As the footage begins, Prioleau crosses Baltic Street to approach a parked SUV on the south side, holding what the video’s voiceover narrator, Sergeant Carlos Nieves, identifies as a gun. Another man – whom the video does not name, although, per Nieves, NYPD has ascertained his identity – emerges from the vehicle and runs to the north side of Baltic with what appears to be a pistol of his own. Nieves asserts that Prioleau began shooting at this point, but shadows and imperfect camera angles make his movements and position unclear.
When the policemen arrive at the scene, they exit their vehicle on the south side of Baltic, and Neumann takes cover behind a parked car while Schmalix finds a position on the grass within the housing complex, as their respective body-worn cameras reveal. Both discharge their firearms at Prioleau as the civilian on the north side of Baltic flees – possibly unnoticed – toward Wyckoff Street. The officers’ frantic movements rattle their cameras, rendering Prioleau, again, indecipherable until he has fallen to the sidewalk.
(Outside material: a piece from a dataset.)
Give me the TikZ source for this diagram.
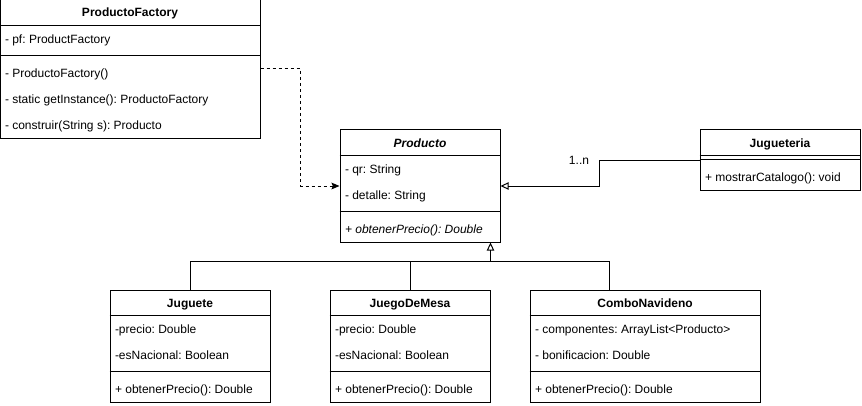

Informally intended to exculpate the officers, the video did not satisfy Prioleau’s family, who believed it left key questions unresolved. It didn’t show whether Prioleau – a blur on camera – had pointed his gun at the police, or even whether he was shooting at all, in any direction, when the officers opened fire. And because audio was absent for the first 30 seconds of NYPD’s footage and for the entirety of NYCHA’s, there was no way for the victim’s relatives to know whether the plainclothes cops identified themselves or ordered Prioleau to drop his weapon before discharging their firearms.
NYPD’s body-worn cameras record constantly, but in most cases, the footage self-deletes at 30-second intervals unless the officer presses an activation button to save the video. The clip delivered afterward to NYPD includes 30 seconds of footage prior to the activation as well as all subsequent footage. But during the 30-second “buffer period,” the camera does not record audio.
The first crucial moments of Neumann and Schmalix’s encounter with Prioleau occur during those silent 30 seconds. By the time the viewer hears the officers yelling their instructions – “Drop it!” and “Let me see your hands!” – Prioleau is already lying on the ground, fatally wounded.
“In the coming weeks and months, the NYPD Force Investigation Division, along with the Kings County District Attorney’s Office, will continue to investigate and analyze this incident as more interviews are conducted and forensic tests completed,” Nieves says. “After the investigation is complete, the facts of the case will be presented to the First Deputy Commissioner’s Use of Force Review Board, where the evidence will be evaluated to determine if the use of force applied in this case was justified and within department guidelines.”